Format & Device Testing with Image Ads

Erin Spradlin

June 10, 2014

Format & Device Testing with Image Ads

Chances are you have heard of A/B ad testing because marketers love A/B ad testing the way miller moths love my apartment. In case you haven’t though, this is the practice of always displaying at least two versions of your messaging, and moving forward with the one that performs better. Marketers should always be in the process of A/B ad testing and moving toward the messaging that most resonates with their target demographic. This is pretty basic in AdWords and a well-established best practice when writing text ads, but image ads are often overlooked.

Image ads that show on the Google Display Network have limitations. They must be 150 KB or less in one of the following formats: .GIF, .JPG, .JPEG, .PNG and/or .SWF. Additionally, they must conform to one of the following sizes:

  • 120 x 600
  • 160 x 600
  • 200 x 200
  • 250 x 250
  • 300 x 250
  • 300 x 600
  • 320 x 50
  • 320 x 100
  • 336 x 280
  • 468 x 60
  • 728 x 90
  • 970 x 90

PPC managers are limited in their ability to manipulate image ads because they are static and supplied by the client for uploading. Nevertheless, you can still perform format and device testing on image ads. This can either be done by performance based on the language in the ads or size and shape of the ads.
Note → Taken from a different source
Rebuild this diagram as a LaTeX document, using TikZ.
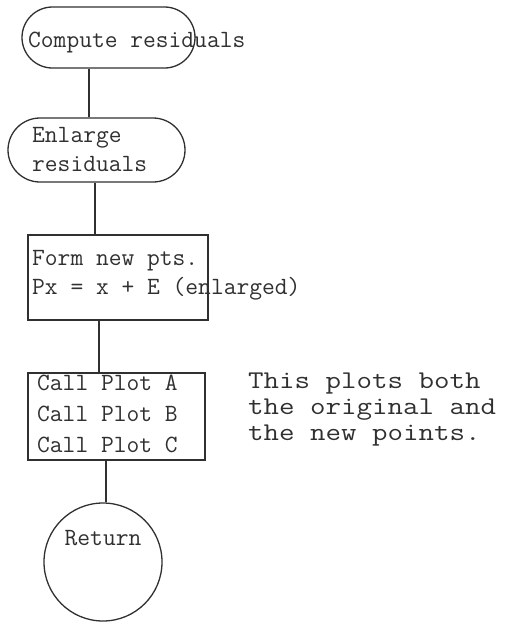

This past year, I ran a large performing arts account that had numerous campaigns for different shows. Each of these shows incorporated image ads with identical or similar text and the same call to action in every format. The ads were all in the first position and the sizes that ran were: 160 x 600, 300 x 250 and 728 x 90. (Below you will see the data in two ways; the first is broken out by device and the second is broken out by image ad size.)

By Device

By Image Size

The results show that different ad sizes perform different on different devices. For instance, the 300 x 250 ad has a CTR of 0.41% in the mobile space and only a 0.06% CTR on desktop and a 0.24% CTR in Display. The disparities in performance create an argument for creating mobile-campaigns (to the extent that can be done with bidding) and performing size-based optimization for different devices.